The car pulled into my driveway. Bea carried Marshmallow in the cage into my house, with Treacle and Peanut Butter following.

Blake stopped me at the door. “I can’t shake the feeling that you’re holding out on me, Cath. After today, I swear I have no secrets from you.”

“I don’t have secrets, either. I never did! I have privates.” That sounded really bad, didn’t it? I blamed Blake’s cheekbones and the composition of the rest of his face for distracting me. A hint of a smile appeared on his face; he wanted to laugh. Wearily, I added, “You know what I mean. Secrets. The day’s not over until I’ve had some sleep. Then we’ll talk. Yeah?” Without waiting for a reply, I patted his arm and walked past him.

Treacle walked me up to my room.
“In the cellar below the place where the fire happened, I smelled something.”

I wanted to theorize and think some more until everything fell into place, but I was too exhausted. I fell into bed without changing my clothes.

I
dreamed
that Aunt Astrid and the Maid of the Mist were one person, and I felt silly for not realizing that they were. Her braids cascaded in a loud hiss of flowing water that sounded like rain. From the balcony of the Parks’ grocery store, I watched a meteor shaped like the pyramid pendant of the Order tumble from the sky and crash into the estuary of the three waterfalls.

Blake stood at a chalkboard like a teacher and said, “But you see, it isn’t possible for this to happen.”

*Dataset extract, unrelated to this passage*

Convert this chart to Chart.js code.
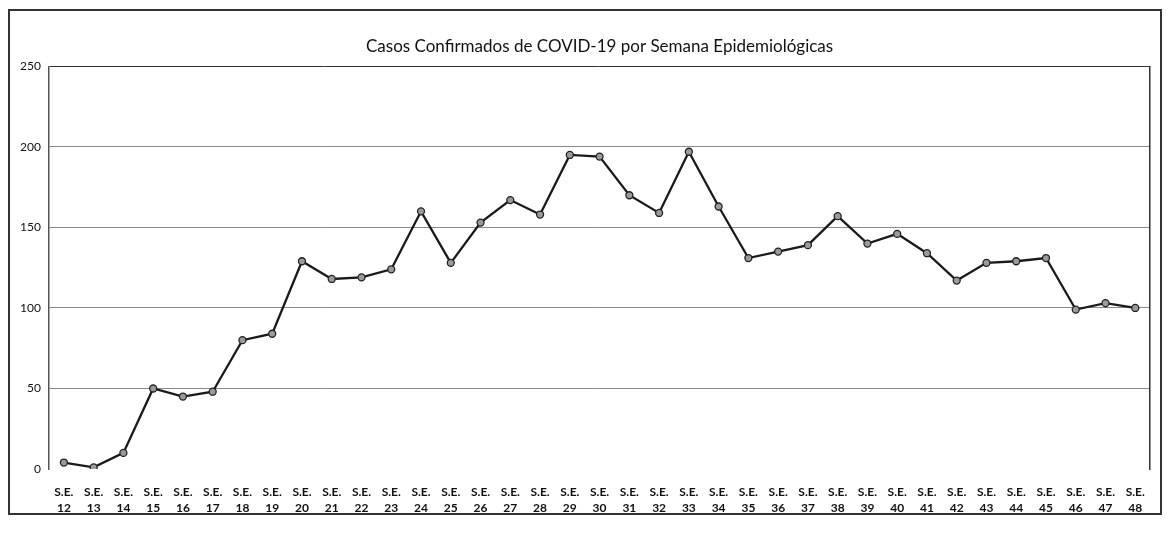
<!DOCTYPE html>
<html>
<head>
<meta charset="utf-8">
<script src="https://cdn.jsdelivr.net/npm/chart.js@4"></script>
<style>
  html, body { margin: 0; padding: 0; background: #fff; }
  #frame {
    position: absolute; left: 8px; top: 9px;
    width: 1154px; height: 506px;
    box-sizing: border-box;
    border: 2px solid #333;
  }
  #frame canvas { display: block; }
</style>
</head>
<body>
<div id="frame"><canvas id="casosChart" width="1150" height="502"></canvas></div>
<script>
// semanas epidemiologicas 12..48
const semanas = [12, 13, 14, 15, 16, 17, 18, 19, 20, 21, 22, 23, 24, 25, 26, 27, 28, 29, 30,
                 31, 32, 33, 34, 35, 36, 37, 38, 39, 40, 41, 42, 43, 44, 45, 46, 47, 48];
const casos = [4, 1, 10, 50, 45, 48, 80, 84, 129, 118, 119, 124, 160, 128, 153, 167, 158, 195, 194,
               170, 159, 197, 163, 131, 135, 139, 157, 140, 146, 134, 117, 128, 129, 131, 99, 103, 100];
const yTicks = [0, 50, 100, 150, 200, 250];

const titulo = "Casos Confirmados de COVID-19 por Semana Epidemiológicas";
const fuente = "Lato";

const labels = semanas.map(s => ["S.E.", String(s)]);

const ctx = document.getElementById("casosChart").getContext("2d");
const casosChart = new Chart(ctx, {
    type: "line",
    data: {
        labels: labels,
        datasets: [{
            label: "Casos",
            data: casos,
            borderColor: "#1a1a1a",
            borderWidth: 2.3,
            pointRadius: 3.5,
            pointBackgroundColor: "#9a9a9a",
            pointBorderColor: "#222",
            pointBorderWidth: 1.3,
            tension: 0
        }]
    },
    options: {
        responsive: false,
        animation: false,
        layout: { padding: { left: 0, right: 4, top: 0, bottom: 0 } },
        plugins: {
            legend: { display: false },
            tooltip: { enabled: false },
            title: {
                display: true,
                text: titulo,
                fullSize: false,
                color: "#111",
                font: { family: fuente, size: 17, weight: "normal" },
                padding: { top: 25, bottom: 10 }
            }
        },
        scales: {
            x: {
                offset: true,
                grid: { display: false, drawTicks: false },
                border: { display: false },
                ticks: {
                    autoSkip: false,
                    maxRotation: 0,
                    padding: 15,
                    color: "#111",
                    font: { family: fuente, size: 12, weight: "bold", lineHeight: 1.35 }
                },
                afterFit(axis) { axis.height = 44; }
            },
            y: {
                min: 0,
                max: 250,
                afterBuildTicks(axis) { axis.ticks = yTicks.map(v => ({ value: v })); },
                grid: {
                    drawTicks: false,
                    lineWidth: 1,
                    color: c => c.tick.value === 250 ? "#333" : (c.tick.value === 0 ? "rgba(0,0,0,0)" : "#8a8a8a")
                },
                border: { display: true, color: "#555", width: 1.5 },
                ticks: {
                    padding: 8,
                    color: "#111",
                    font: { family: fuente, size: 12 }
                },
                afterFit(axis) { axis.width = 39; }
            },
            yRight: {
                position: "right",
                min: 0,
                max: 250,
                grid: { display: false, drawTicks: false },
                border: { display: true, color: "#333", width: 1.5 },
                ticks: { display: false },
                afterFit(axis) { axis.width = 0; }
            }
        }
    }
});
</script>
</body>
</html>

From my school desk, I raised my hand so I could take my turn to talk. “It did happen. My Aunt Astrid is in the hospital now because of it. You said the Order did this.”

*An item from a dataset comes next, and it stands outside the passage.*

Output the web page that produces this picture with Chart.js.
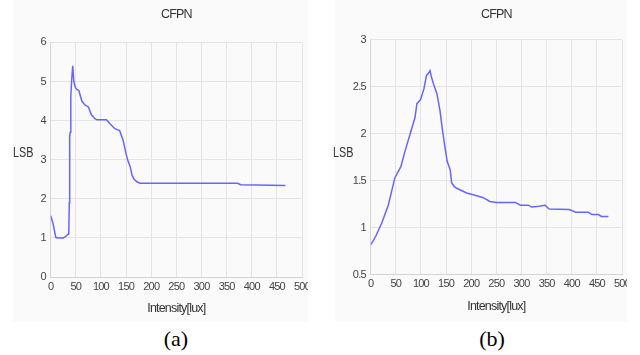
<!DOCTYPE html>
<html>
<head>
<meta charset="utf-8">
<script src="https://cdn.jsdelivr.net/npm/chart.js@4/dist/chart.umd.min.js"></script>
<style>
body{margin:0;background:#fff;width:640px;height:355px;position:relative;overflow:hidden;}
.panel{position:absolute;top:0;height:322px;background:#fafafa;}
canvas{position:absolute;top:0;}
.lsb{position:absolute;font:15px "Liberation Sans",Arial,sans-serif;color:#333;transform:scaleX(0.72);transform-origin:0 0;}
.cap{position:absolute;top:326px;font:22px "Liberation Serif","Times New Roman",serif;color:#000;width:60px;text-align:center;}
</style>
</head>
<body>
<div class="panel" style="left:13px;width:295px"></div>
<div class="panel" style="left:335px;width:292px"></div>
<canvas id="ca" width="295" height="323" style="left:13px"></canvas>
<canvas id="cb" width="292" height="323" style="left:335px"></canvas>
<div class="lsb" style="left:13px;top:143px">LSB</div>
<div class="lsb" style="left:333px;top:143px">LSB</div>
<div class="cap" style="left:146px">(a)</div>
<div class="cap" style="left:462px">(b)</div>
<script>
// (a)
let luxA = [0,5,10,13,25,30,35,36,37,37.5,38,38.8,40,41.5,43.8,46,49,52,56,62,68,75,81,88,92,111,118,127,132,137,144,150,153,158,162,166,172,178,372,378,467];
let lsbA = [1.57,1.35,1.02,1.0,1.0,1.04,1.1,1.15,1.9,2.0,3.6,3.7,4.6,5.0,5.4,5.0,4.85,4.8,4.77,4.5,4.4,4.35,4.15,4.05,4.02,4.02,3.92,3.8,3.77,3.75,3.5,3.15,3.0,2.83,2.6,2.5,2.43,2.4,2.4,2.36,2.34];
// (b)
let luxB = [0,5,10,22,35,48,60,68,78,88,92,99,106,111,116,118,121,125,132,138,143,148,152,158,161,166,171,191,211,224,237,250,288,298,314,320,335,347,355,395,408,433,440,453,459,473];
let lsbB = [0.82,0.86,0.91,1.05,1.24,1.53,1.65,1.81,1.99,2.17,2.32,2.36,2.48,2.62,2.65,2.67,2.6,2.53,2.42,2.24,2.03,1.85,1.71,1.62,1.48,1.44,1.42,1.37,1.34,1.32,1.28,1.27,1.27,1.24,1.24,1.22,1.23,1.24,1.2,1.195,1.165,1.165,1.14,1.14,1.12,1.12];

let titleText = "CFPN";
let xTitle = "Intensity[lux]";
let xTicks = {min:0, max:500, step:50};
let yTicksA = {min:0, max:6, step:1};
let yTicksB = {min:0.5, max:3, step:0.5};

const FONT = '"Liberation Sans",Arial,sans-serif';

// the source text is drawn narrow, tighten the letters a bit
const narrowText = {
id: "narrowText",
beforeDraw(chart){ chart.ctx.letterSpacing = "-0.8px"; }
};

function makeChart(id, lux, lsb, yt, yAxisWidth, padRight, titleBottom, padBottom){
let pts = lux.map((x,i) => ({x:x, y:lsb[i]}));
return new Chart(document.getElementById(id), {
type: "line",
data: {
datasets: [{
data: pts,
borderColor: "#6666ff",
borderWidth: 1.5,
pointRadius: 0,
tension: 0,
fill: false
}]
},
plugins: [narrowText],
options: {
responsive: false,
animation: false,
events: [],
layout: {padding: {left:0, right:padRight, top:0, bottom:padBottom}},
plugins: {
legend: {display:false},
tooltip: {enabled:false},
title: {
display: true,
text: titleText,
fullSize: false,
color: "#333",
font: {family: FONT, size: 12.5, weight: "normal"},
padding: {top:7, bottom:titleBottom}
}
},
scales: {
x: {
type: "linear",
min: xTicks.min, max: xTicks.max,
ticks: {stepSize: xTicks.step, color:"#444", padding:3, maxRotation:0, autoSkip:false,
font:{family:FONT, size:11}},
grid: {color:"#e4e4e4", drawTicks:false},
border: {color:"#d4d4d4"},
title: {display:true, text:xTitle, color:"#333", font:{family:FONT, size:12.5},
padding:{top:5, bottom:4}},
afterFit: s => { s.paddingRight = 0; s.paddingLeft = 0; }
},
y: {
min: yt.min, max: yt.max,
ticks: {stepSize: yt.step, color:"#444", padding:5, font:{family:FONT, size:11},
callback: v => String(v)},
grid: {color:"#e4e4e4", drawTicks:false},
border: {color:"#d4d4d4"},
afterFit: s => { s.width = yAxisWidth; s.paddingTop = 0; s.paddingBottom = 0; }
}
}
}
});
}

makeChart("ca", luxA, lsbA, yTicksA, 37.7, 6, 20.4, 2.7);
makeChart("cb", luxB, lsbB, yTicksB, 35.7, 5, 17.7, 5);
</script>
</body>
</html>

Blake shook his head and looked around. “Does anybody else know the correct answer? The Maid of the Mist.”

Aunt Astrid, in the seat beside me, wasn’t raising her hand. She looked right at me and said, “I’m waking up.”

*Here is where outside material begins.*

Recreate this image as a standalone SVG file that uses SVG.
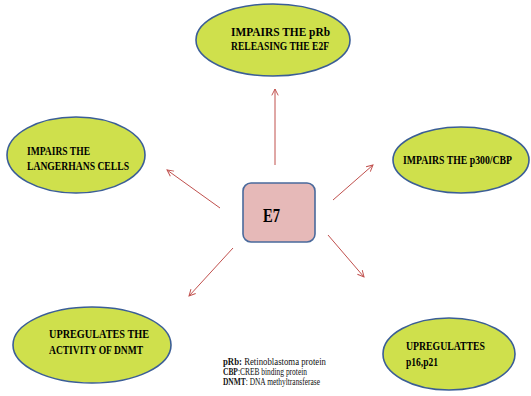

“What?” I asked, confused and hopeful.

As if repeating herself even though she was not, Aunt Astrid said, “Sometimes, the future that I see is fixed.”

“I refuse to believe that,” declared a voice from my other side. I turned to see Darla Castellan as she’d appeared in high school. More quietly, she suggested, “Senior moment yesterday, maybe?” Darla swung her arm as if to strike me, holding a shoe with a strangely shaped heel—a kitten heel, they call it. I ducked, and the shoe flew past me.

“Aunt Astrid!” I shouted. I should have taken that hit. If only I hadn’t been somewhere else…

But where Aunt Astrid had been sitting, Ted Lanier sat, pressing star-shaped cookie cutters into a piece of rolled-out dough.

Bea took the seat on his other side. She gloomily added, “We’re at stake. As witches have a historical tendency to be. Ha. Ha. Ha.”

At her final “ha,” Ted burst into flames. In an instant, the friendly face I’d known in life became the charred remains I’d caught sight of.

At that, I stood up. “I’m done with this.” I turned to leave and entered a ballroom instead of a classroom. Everything was made of glossy marble. Walking was difficult in the ball gown I was wearing.

Min Park stood in the middle of the room, looking perfect in a white tuxedo. “Do you dance?” he asked, extending his hand toward me.

Music filled the room—but it wasn’t music. It sounded like several people intoning the same thing at the same time in a language so old that nobody should speak it anymore.

“I don’t know what this dance is called,” I told Min.

He put one hand on my waist and held one of my hands with the other. “Trial by water,” Min answered. “One, two, three. One, two, three. Repeating history.”

“No.” I laughed as we danced. “I’m pretty sure that this is called a…”
Waltz
was the word, but I forgot it in the dream. “A waterfall?” I looked down at our feet to make sure I wasn’t stepping on his and he wasn’t stepping on mine.

Our foot maneuvers looked strange. He seemed to be stepping where I had just stepped. It didn’t make sense. His shoes were nice, though.

I looked up to see that my dance partner was Blake, not Min.

“We were all under orders,” he said to me. “Dress code. Bloodline legacy. What to say, how to think—it’s a cult that takes over your life.”

I didn’t know what to say to that, so I asked him, “What’s this dance called again?”

Blake stepped back and moved my hand in a circle, signaling me to spin around. I did so, and Reuben Connors in his fireman gear pulled me to his chest and answered, “Trial by fire.”

I shouted in surprise and struggled to push him away.

I woke up struggling against the quilt.